Section | Semester | Instructor | Time | Location | Course Areas |
---|---|---|---|---|---|
10 | Spring 2013 | Jeziorek, Alek M
|
TTh 3:30-5 | 222 Wheeler |
Beckett, Samuel: Happy Days; Conrad, Josef: The Secret Agent; Flaubert, Gustav: Bouvard and Pécuchet; More, Thomas: Utopia; Swift, Jonathan: Gulliver's Travels; Waugh, Evelyn: Vile Bodies
"A Modest Proposal," by Jonathan Swift; Selections from "Wild Body" by Wyndham Lewis
As the first course in the Reading and Composition series, this class will work to develop your ability to read and write critically. To that end, this class requires that you write several short essays of increasing length and sophistication as well as other shorter writing assignments. In order to help you succeed, we’ll focus on reading closely, asking great questions, developing effective arguments, organizing paragraphs in structured and meaningful ways, and revising drafts.

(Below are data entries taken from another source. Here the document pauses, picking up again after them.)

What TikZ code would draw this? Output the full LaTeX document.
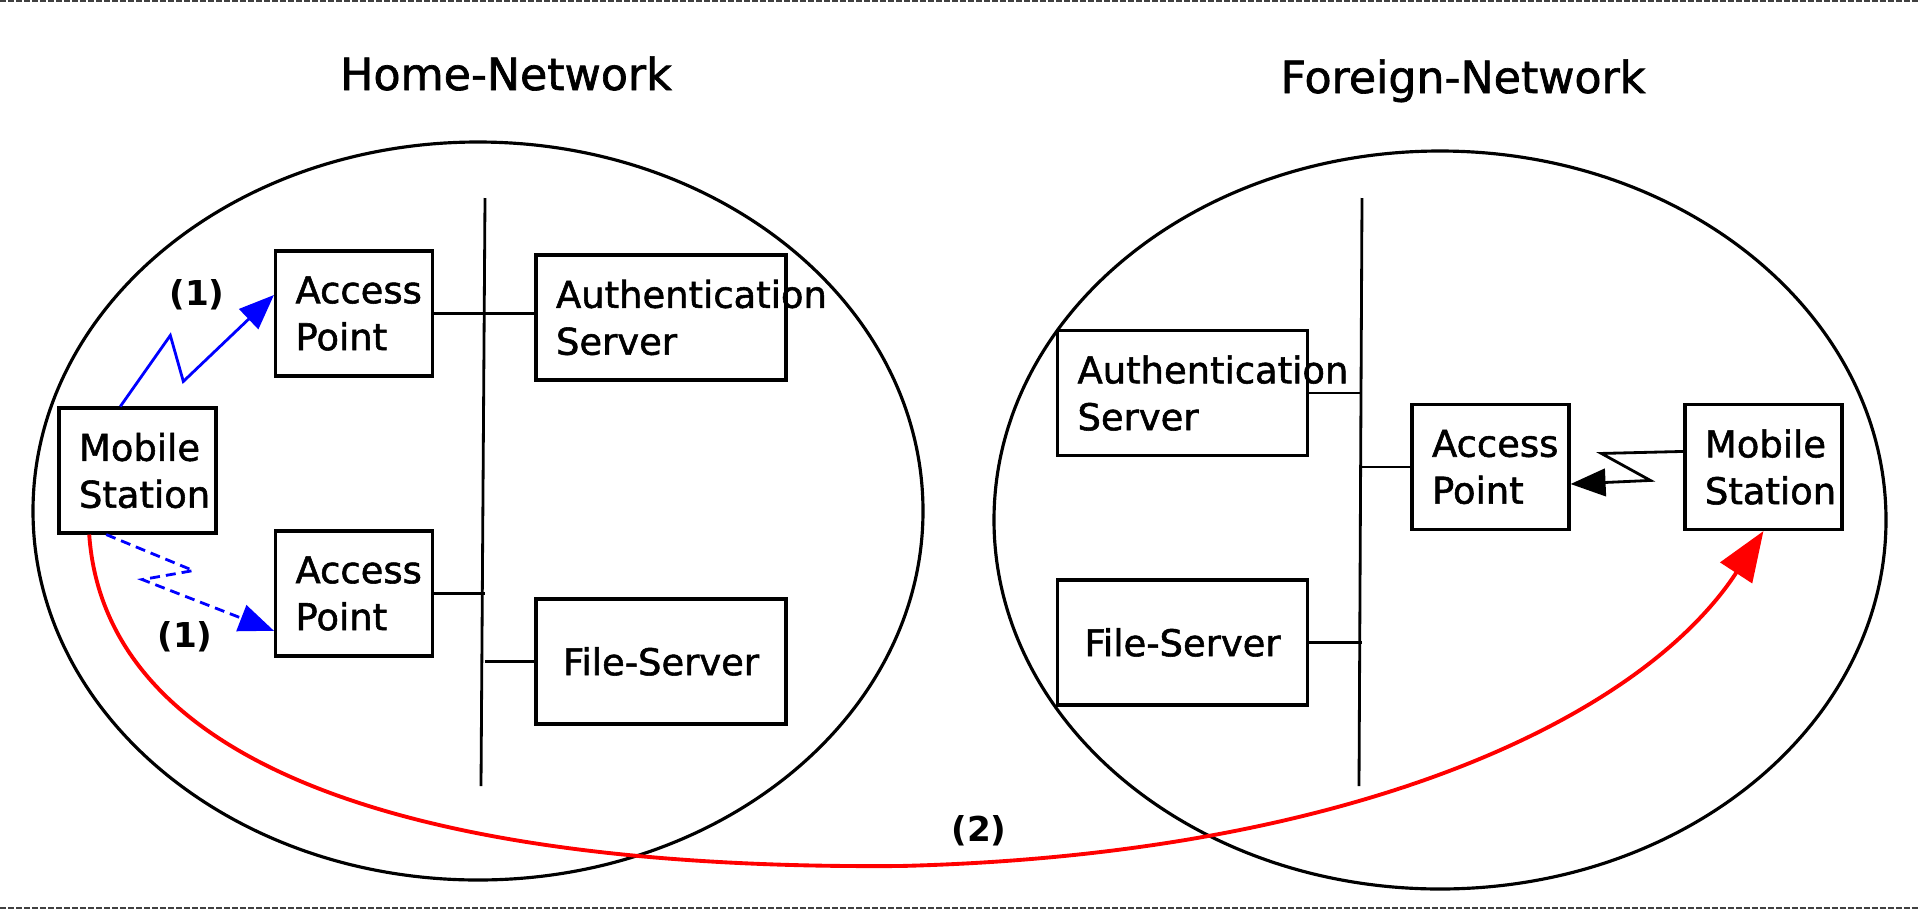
\documentclass[tikz,border=0pt]{standalone}
\usepackage{fontspec}
\setmainfont{DejaVu Sans}[BoldFont={DejaVu Sans}, BoldFeatures={FakeBold=1.5}]
\newfontfamily\labelfont{DejaVu Sans Bold}
\usetikzlibrary{shapes,arrows.meta,positioning}
\hyphenpenalty=10000

\begin{document}
\begin{tikzpicture}[auto, x=0.02cm, y=-0.02cm, node distance=5.6cm, >={Triangle[length=7mm,width=5.5mm]}]
    \tikzset{font={\fontsize{21pt}{26.7pt}\selectfont\bfseries}}
    \tikzset{netbox/.style={draw, line width=1.8pt, minimum height=2.5cm, inner xsep=4mm, align=left},
      smallbox/.style={netbox, text width=2.34cm},
      widebox/.style={netbox, text width=4.2cm},
      link/.style={line width=1.6pt},
      title/.style={anchor=base, font={\fontsize{25.2pt}{30pt}\selectfont\bfseries}},
      num/.style={font={\fontsize{19.5pt}{24pt}\selectfont\labelfont}}}
    \useasboundingbox (0,0) rectangle (1920,910);
    \draw[black!75, line width=0.6pt, dash pattern=on 1.2mm off 0.4mm] (0,1) -- (1920,1);
    \draw[black!75, line width=0.6pt, dash pattern=on 1.2mm off 0.4mm] (0,908) -- (1920,908);

    \node[title] (homet) at (506,90) {Home-Network};
    \node[title] (foreignt) at (1463,93) {Foreign-Network};
    \draw[line width=1.8pt] (478,511) ellipse [x radius=445, y radius=369];
    \draw[line width=1.8pt] (1440,520) ellipse [x radius=446, y radius=369];

    % home network
    \node[smallbox] (msh) at (137.5,470.5) {Mobile\\Station};
    \node[smallbox] (apt) at (354,313.5) {Access\\Point};
      \node[smallbox, below of=apt] (apb) {Access\\Point};
    \node[widebox] (ash) at (661,317.5) {Authentication\\Server};
      \node[widebox, align=center, below of=ash, node distance=6.88cm] (fsh) {File-Server};
    \coordinate (busht) at (485,198);
    \coordinate (bushb) at (481,786);
    \draw[link] (busht) -- (bushb);
    \draw[link] (apt.east) -- (apt.east -| ash.west);
    \draw[link] (apb.east) -- (apb.east -| busht);
    \draw[link] (fsh.west) -- (fsh.west -| busht);

    % foreign network
    \node[widebox] (asf) at (1182.5,393) {Authentication\\Server};
      \node[widebox, align=center, below of=asf, node distance=4.99cm] (fsf) {File-Server};
    \node[smallbox] (apf) at (1490.5,467) {Access\\Point};
      \node[smallbox, right of=apf, node distance=5.46cm] (msf) {Mobile\\Station};
    \coordinate (busft) at (1362,198);
    \coordinate (busfb) at (1359,786);
    \draw[link] (busft) -- (busfb);
    \draw[link] (asf.east) -- (asf.east -| busft);
    \draw[link] (apf.west) -- (apf.west -| busft);
    \draw[link] (fsf.east) -- (fsf.east -| busft);

    % radio links
    \draw[->, blue, link] (msh.105) -- ++(50,-71) -- ++(13,46) -- (apt.167);
    \draw[->, blue, link, dash pattern=on 2mm off 1.2mm] (msh.244) -- ++(87,36) -- ++(-51,9) -- (apb.205);
    \draw[->, link] (msf.169) -- ++(-82,2) -- ++(49,27) -- (apf.348);
    \draw[-{Triangle[length=10mm,width=7.5mm]}, red, line width=2.2pt] (msh.233) .. controls (105,760) and (400,870) .. (900,866) .. controls (1350,855) and (1640,720) .. (msf.south);
    \node[num] (n1) at (197,295) {(1)};
    \node[num] (n2) at (185,637) {(1)};
    \node[num] (n3) at (979,831) {(2)};
\end{tikzpicture}
\end{document}
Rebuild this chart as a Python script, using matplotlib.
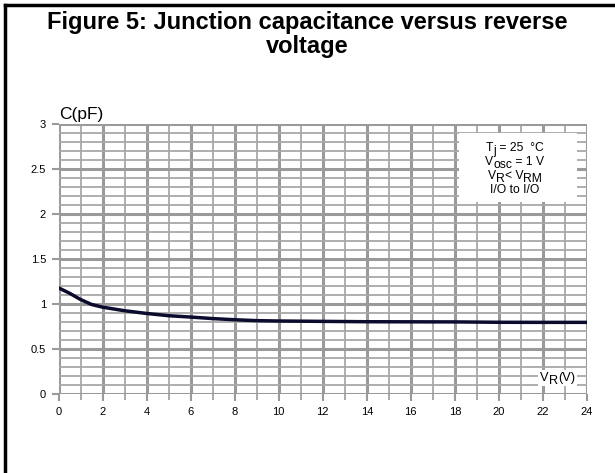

Satire will frame our reading for the semester. We will explore satire’s vexed status as an ethical, political, and moral “corrective,” which almost always assumes the guise of the very thing it aims to critique. Satire seems to enjoy vice before it lampoons it. Our response, laughter, is, of course, a pleasant reaction of the body, but it implicates our own enjoyment of vice, too. While satire seems to tend asymptotically toward utopia, or the ideal, it constantly trips over bodies. As we progress in our survey, we’ll begin to question our assumptions about satire and study it as a strange constellation of utopia and dystopia, the ideal and bodily, the good and the cruel. We might address the following questions. How does satire actually relate to those serious categories—ethics, politics and morality? Is satire ultimately conservative or subversive? Is satire serious and, if so, how do we ultimately relate its ridiculous methods to this high seriousness? Why are our bodies funny and why do they matter?